A US-based casino operator on Tuesday announced plans to develop a multi-billion-dollar resort off the coast of the United Arab Emirates, a Muslim state in the Gulf where gambling is prohibited.
Wynn Resorts, along with UAE property developer Marjan, said in a statement that an “integrated resort”, including “gaming facilities”, will be set up on Al-Marjan island in the emirate of Ras al-Khaimah.
Ras al-Khaimah is one of the seven members of the UAE, which includes the city state of Dubai.
Tuesday’s announcement comes as the Ras al-Khaimah tourism development authority (RAKTDA) said it formed a new division focused on the regulation of integrated resorts.
“These include hotel operations, convention space, entertainment, restaurants and lounges, spa, retail and gaming facilities,” it said in a statement.
“The foremost priority of this new division is to create a robust framework that will ensure responsible gaming at all levels.”
However, it did not clarify whether “gaming” refers to gambling, and both RAKTDA and Marjan did not respond to requests for comment.
The planned resort in Ras al-Khaimah will include more than 1,000 hotel rooms, meeting and convention facilities, restaurants, a spa, and a gaming area.

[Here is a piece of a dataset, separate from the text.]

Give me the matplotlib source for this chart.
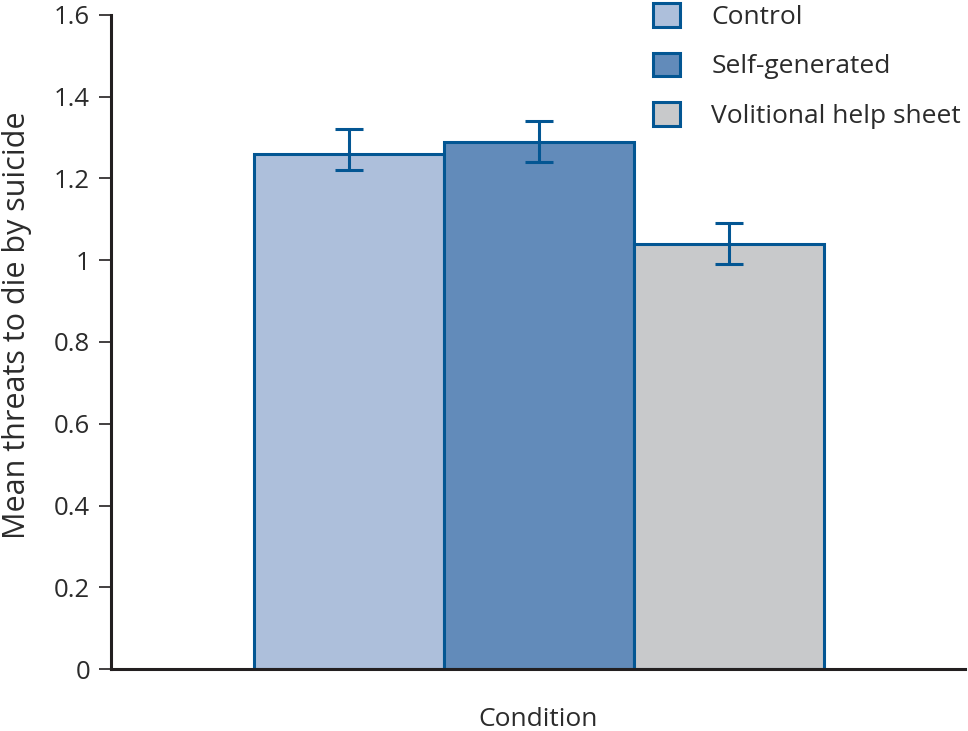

It is scheduled to be completed in 2026.
UAE authorities have for years denied reports that the country which neighbours Saudi Arabia, the birthplace of Islam, is to lift an Arabian Gulf-wide ban on gambling.

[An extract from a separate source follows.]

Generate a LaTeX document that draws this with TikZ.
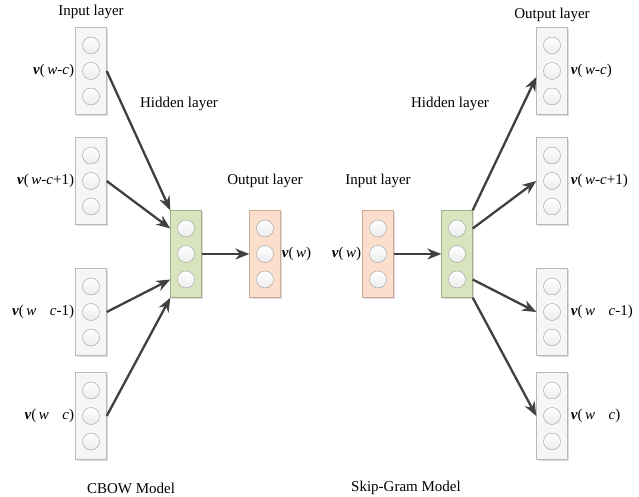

In 2020, the UAE revamped an array of laws in a social liberalisation drive designed to burnish its brand.
These included lifting a ban on unmarried couples living together, loosening restrictions on alcohol, and offering long-term residencies.
The country has this year moved to a Western-style Saturday-Sunday weekend, in what experts said was an attempt to maintain its edge over regional competitors, particularly Saudi Arabia.
The Emirates became the only Gulf country not to observe weekends on a Friday, the Muslim day of prayer, and Saturday.
Foreigners in the UAE make up 90 percent of its 10-million population.